Born in 1975, the product of two beautiful parents. Raised in West Baltimore—not quite The Wire, but sometimes ill all the same. Studied at the Mecca for some years in the mid-’90s. Emerged with a purpose, if not a degree. Slowly migrated up the East Coast with a baby and my beloved, until I reached the shores of Harlem. Wrote some stuff along the way.

Re: Obsessing over white people

By Ta-Nehisi Coates
Jun 17 2008, 7:01 PM ET Comment

Commenter Nate writes:

You know, for a blog that claims black people don't always sit around thinking about what white people think of them, there is an awful lot of complaining about about what white people think and say about black people. I mean, Barack Obama gives a speech about black fatherhood, and instead of a discussion of black fatherhood, we get a discussion of how stupid white people are to think Obama is saying something novel.
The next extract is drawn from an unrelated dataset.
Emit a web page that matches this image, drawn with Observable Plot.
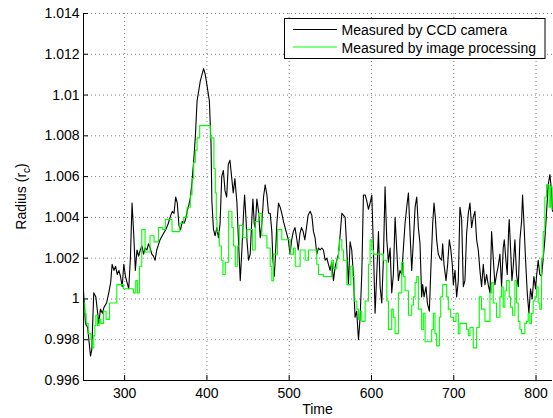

Yeah, and see that's the problem. Never confuse the ramblings of a pinko, commie who happens to be black, with all, or even most, of black America. As I've said before, the musings of those who think for a living are quite different from those who work for a living. I learned this many years ago when in my 10th grade Social Studies class, at my predominantly black high school, I made the mistake of defending welfare. I was immediately shouted down. The lesson of that early ideological smack-down? "Traditional values" run as strongly through my neck of the woods, as through the rest of the country.

There is no West Village for black people. If you're gonna live in the neighborhood, you're gonna be exposed to all ranges of opinion. In fact once we finally win and all this craziness is over, I'm sure I'm gonna miss the evangelical lady downstairs who keeps trying to convert me from my heathen ways.

Because I spend much of my time here talking about race, obsessing over white people is what this blog--at least partially--is all about. But confusing that talk with the views of "mainstream black folks" isn't any more intelligent than confusing the views of some white blogger with "mainstream white folks." Watch that Obama video again. Those are black people cheering for him.